Posted by John Reed on

Reed’s rule #1 in my Reed’s Rules of Real Estate Finance

Is “Simple is better than complex.” Those rules are in my book Fundamentals of Real Estate Finance.

Many readers of my book How to Protect Your Life Savings from Hyperinflation & Depression, 2nd edition, have asked what I think about using ETFs to hedge against USD hyperinflation.
I said I did not like them because they are unnecessarily complicated and because they have a higher degree of political risk—maybe huge political risk. I was also concerned that they are relatively new and have not been tested in multiple crises.

Well, they got tested earlier this week and they did not do well. Turns out, they are hard to sell during crises and they are less desirable than the “underlying” assets upon which they are side bets.

I put “underlying” in quotes because the Wall Street Journal uses that word when talking about ETFs, but, by definition, there are not assets, underlying or otherwise in ETFs. They are derivatives, which means they are to the “underlying assets—stocks, bonds, and commodities—what a betting ticket at a race track is to owning the horse on which the bets have been placed.

For example, a Vanguard Consumer Staples Index stock fund went down 9% this week. But the Vanguard Consumer Staples Index ETF that referenced the fund dropped 32%. “Referenced” is the correct word, not “underlying.” In theory, the ETF moves in lock step with the Index fund that owns the actual stocks in question.

Why did they not go in lock step? Technical reasons like automatic trading halts, inability to know that the current value of the ETFs was. They were less liquid than the referenced stocks.

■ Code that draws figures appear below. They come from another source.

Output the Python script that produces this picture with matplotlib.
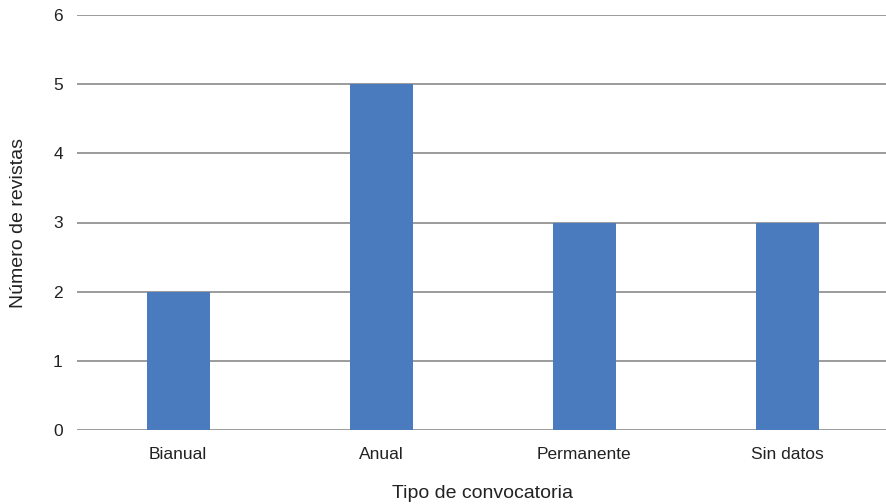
import matplotlib.pyplot as plt

plt.rcParams["font.family"] = ["Liberation Sans", "DejaVu Sans"]

categorias = ["Bianual", "Anual", "Permanente", "Sin datos"]
revistas = [2, 5, 3, 3]
yticks = [0, 1, 2, 3, 4, 5, 6]

fig = plt.figure(figsize=(8.86, 5.04), dpi=100)
ax = fig.add_axes([76.7 / 886, 1 - 430 / 504, 812 / 886, 415 / 504])

x = range(len(categorias))
ax.bar(x, revistas, width=0.312, color="#4a7bbf", zorder=3)

ax.set_xlim(-0.5, 3.5)
ax.set_ylim(0, 6)
ax.set_yticks(yticks)
ax.set_xticks(list(x))
ax.set_xticklabels(categorias)
ax.grid(axis="y", color="#8a8a8a", linewidth=1.2, zorder=0)
ax.tick_params(axis="both", length=0, labelsize=12.5, colors="#222222")
ax.tick_params(axis="y", pad=10)
ax.tick_params(axis="x", pad=12)
for s in ax.spines.values():
    s.set_visible(False)

ax.set_xlabel("Tipo de convocatoria", fontsize=14, color="#222222", labelpad=17)
ax.set_ylabel("Número de revistas", fontsize=14, color="#222222", labelpad=18.5)

fig.savefig("out.png", dpi=100)
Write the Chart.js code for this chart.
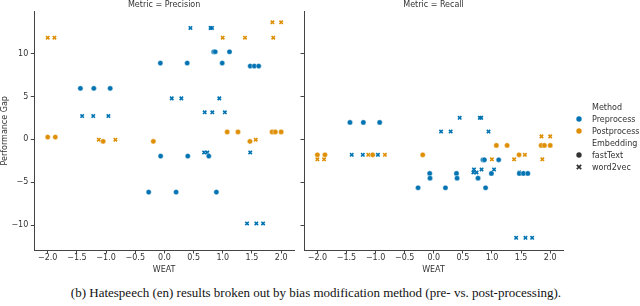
<!DOCTYPE html>
<html lang="en">
<head>
<meta charset="UTF-8">
<title>Hatespeech (en) performance gap by bias modification method</title>
<script src="https://cdn.jsdelivr.net/npm/chart.js"></script>
<style>
    body {
        margin: 0;
        width: 640px;
        height: 306px;
        position: relative;
        overflow: hidden;
        background: #fff;
        font-family: "DejaVu Sans", sans-serif;
    }
    .panel { position: absolute; top: 0; height: 280px; }
    #precision-panel { left: 0; width: 300px; }
    #recall-panel { left: 290px; width: 350px; }
    .legend {
        position: absolute;
        left: 574px;
        top: 101px;
        font-size: 8px;
        color: #333;
        white-space: nowrap;
    }
    .legend .row { display: flex; align-items: center; height: 12px; }
    .legend .mk { width: 10px; height: 10px; margin-right: 8px; display: flex; align-items: center; justify-content: center; }
    .caption {
        position: absolute;
        left: -4px;
        top: 285px;
        width: 640px;
        text-align: center;
        font-family: "Liberation Serif", serif;
        font-size: 13px;
        color: #111;
    }
</style>
</head>
<body>
    <div class="panel" id="precision-panel"><canvas id="precision"></canvas></div>
    <div class="panel" id="recall-panel"><canvas id="recall"></canvas></div>

    <div class="legend">
        <div class="row"><span class="mk"></span>Method</div>
        <div class="row"><span class="mk"><svg width="6" height="6"><circle cx="3" cy="3" r="2.7" fill="#0173b2"/></svg></span>Preprocess</div>
        <div class="row"><span class="mk"><svg width="6" height="6"><circle cx="3" cy="3" r="2.7" fill="#de8f05"/></svg></span>Postprocess</div>
        <div class="row"><span class="mk"></span>Embedding</div>
        <div class="row"><span class="mk"><svg width="6" height="6"><circle cx="3" cy="3" r="2.7" fill="#333"/></svg></span>fastText</div>
        <div class="row"><span class="mk"><svg width="6" height="6"><path d="M0.8 0.8 L5.2 5.2 M5.2 0.8 L0.8 5.2" stroke="#333" stroke-width="1.7"/></svg></span>word2vec</div>
    </div>

    <div class="caption">(b) Hatespeech (en) results broken out by bias modification method (pre- vs. post-processing).</div>

    <script>
        const weatTicks = [-2, -1.5, -1, -0.5, 0, 0.5, 1, 1.5, 2];
        const gapTicks = [-10, -5, 0, 5, 10];

        // Preprocess + fastText
        const preFastWeat = [-1.44, -1.21, -0.93, -0.07, 0.39, 0.99, 0.845, 0.87, 1.115, 1.47, 1.54, 1.615, -0.065, 0.40, 0.76, -0.27, 0.20, 0.89];
        const preFastPrecision = [5.95, 5.95, 5.95, 8.9, 8.9, 8.9, 10.22, 10.22, 10.22, 8.55, 8.55, 8.55, -1.95, -1.95, -1.95, -6.15, -6.15, -6.15];
        const preFastRecall = [1.98, 1.98, 1.98, -3.97, -3.97, -3.97, -2.38, -2.38, -2.38, -3.97, -3.97, -3.97, -4.52, -4.52, -4.52, -5.64, -5.64, -5.64];

        // Preprocess + word2vec
        const preW2vWeat = [-1.41, -1.22, -0.96, 0.445, 0.79, 0.815, 0.125, 0.29, 0.94, 0.69, 0.82, 1.035, 0.68, 0.735, 1.47, 1.415, 1.575, 1.69];
        const preW2vPrecision = [2.72, 2.72, 2.72, 13.0, 13.0, 13.0, 4.78, 4.78, 4.78, 3.16, 3.16, 3.16, -1.52, -1.52, -1.52, -9.8, -9.8, -9.8];
        const preW2vRecall = [-1.8, -1.8, -1.8, 2.52, 2.52, 2.52, 0.91, 0.91, 0.91, -3.5, -3.5, -3.5, -3.85, -3.85, -3.85, -11.48, -11.48, -11.48];

        // Postprocess + fastText
        const postFastWeat = [-2.0, -1.87, -1.05, -0.19, 1.465, 1.075, 1.26, 1.845, 1.90, 2.0];
        const postFastPrecision = [0.27, 0.27, -0.23, -0.23, -0.23, 0.87, 0.87, 0.87, 0.87, 0.87];
        const postFastRecall = [-1.8, -1.8, -1.8, -1.8, -1.8, -0.7, -0.7, -0.7, -0.7, -0.7];

        // Postprocess + word2vec
        const postW2vWeat = [-2.0, -1.885, 0.998, 1.38, 1.865, 1.85, 2.0, -1.125, -0.84, 1.565];
        const postW2vPrecision = [11.86, 11.86, 11.86, 11.86, 11.86, 13.65, 13.65, -0.04, -0.04, -0.04];
        const postW2vRecall = [-2.33, -2.33, -2.33, -2.33, -2.33, 0.35, 0.35, -1.8, -1.8, -1.8];

        const BLUE = '#0173b2';
        const ORANGE = '#de8f05';
        const AXIS = '#444';
        const TEXT = '#333';

        Chart.defaults.font.family = '"DejaVu Sans", sans-serif';
        Chart.defaults.font.size = 8;
        Chart.defaults.color = TEXT;

        const fmt = (v, digits) => v.toFixed(digits).replace('-', '\u2212');
        const pts = (xs, ys) => xs.map((x, i) => ({ x: x, y: ys[i] }));

        function dot(color) {
            return { pointStyle: 'circle', pointRadius: 2.6, backgroundColor: color, borderColor: '#fff', borderWidth: 0.4 };
        }
        function cross(color) {
            return { pointStyle: 'crossRot', pointRadius: 2.4, backgroundColor: color, borderColor: color, borderWidth: 1.6 };
        }

        function makePanel(canvasId, title, gaps, first) {
            const datasets = [
                Object.assign({ label: 'Preprocess fastText', data: pts(preFastWeat, gaps.preFast) }, dot(BLUE)),
                Object.assign({ label: 'Preprocess word2vec', data: pts(preW2vWeat, gaps.preW2v) }, cross(BLUE)),
                Object.assign({ label: 'Postprocess fastText', data: pts(postFastWeat, gaps.postFast) }, dot(ORANGE)),
                Object.assign({ label: 'Postprocess word2vec', data: pts(postW2vWeat, gaps.postW2v) }, cross(ORANGE))
            ];
            return new Chart(document.getElementById(canvasId), {
                type: 'scatter',
                data: { datasets: datasets },
                options: {
                    responsive: true,
                    maintainAspectRatio: false,
                    animation: false,
                    layout: { padding: { left: 0, top: 0, bottom: 0, right: first ? 6 : 77 } },
                    plugins: {
                        legend: { display: false },
                        tooltip: { enabled: false },
                        title: {
                            display: true,
                            text: title,
                            fullSize: false,
                            color: TEXT,
                            font: { size: 8, weight: 'normal' },
                            padding: { top: 0, bottom: 2 }
                        }
                    },
                    scales: {
                        x: {
                            type: 'linear',
                            min: -2.23,
                            max: 2.22,
                            afterBuildTicks: s => { s.ticks = weatTicks.map(v => ({ value: v })); },
                            afterFit: s => { s.height = 30; },
                            ticks: { padding: 0, maxRotation: 0, callback: v => fmt(v, 1) },
                            grid: { drawOnChartArea: false, drawTicks: true, tickLength: 3.5, tickColor: AXIS, tickWidth: 1 },
                            border: { display: true, color: AXIS, width: 1 },
                            title: { display: true, text: 'WEAT', padding: { top: 0, bottom: 5 } }
                        },
                        y: {
                            type: 'linear',
                            min: -12.9,
                            max: 14.9,
                            afterBuildTicks: s => { s.ticks = gapTicks.map(v => ({ value: v })); },
                            afterFit: s => { s.width = first ? 34.3 : 14; },
                            ticks: { padding: 2.5, callback: v => first ? fmt(v, 0) : '' },
                            grid: { drawOnChartArea: false, drawTicks: true, tickLength: 3.5, tickColor: AXIS, tickWidth: 1 },
                            border: { display: true, color: AXIS, width: 1 },
                            title: { display: first, text: 'Performance Gap', padding: { top: 0, bottom: 0 } }
                        }
                    }
                }
            });
        }

        makePanel('precision', 'Metric = Precision',
            { preFast: preFastPrecision, preW2v: preW2vPrecision, postFast: postFastPrecision, postW2v: postW2vPrecision }, true);
        makePanel('recall', 'Metric = Recall',
            { preFast: preFastRecall, preW2v: preW2vRecall, postFast: postFastRecall, postW2v: postW2vRecall }, false);
    </script>
</body>
</html>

Politically, politicians don’t like the mess with commodities (farmers), stocks (Apple and its products and employees) or bonds (mortgage borrowers, retirees). But do they have any such qualms when it comes to restricting or punishing ETF owners who are like the mob at the betting windows of a race track?

To hedge against inflation, I recommend hard assets and selected foreign currencies. Hard assets are things like your home, car, vacation home, long-shelf-life food (a.k.a. commodities). I prefer that you invest in hard assets that you can use personally or sell. But you cannot eat real estate so I also recommend foreign currency for liquidity. The ones I recommend are AUD, CAD, NZD, CHF, DKK, and SEK. With the first three, I have and recommend savings accounts in the country in question. In the case of the last three, I have and recommend holding those in cash in a safe deposit box in Canada.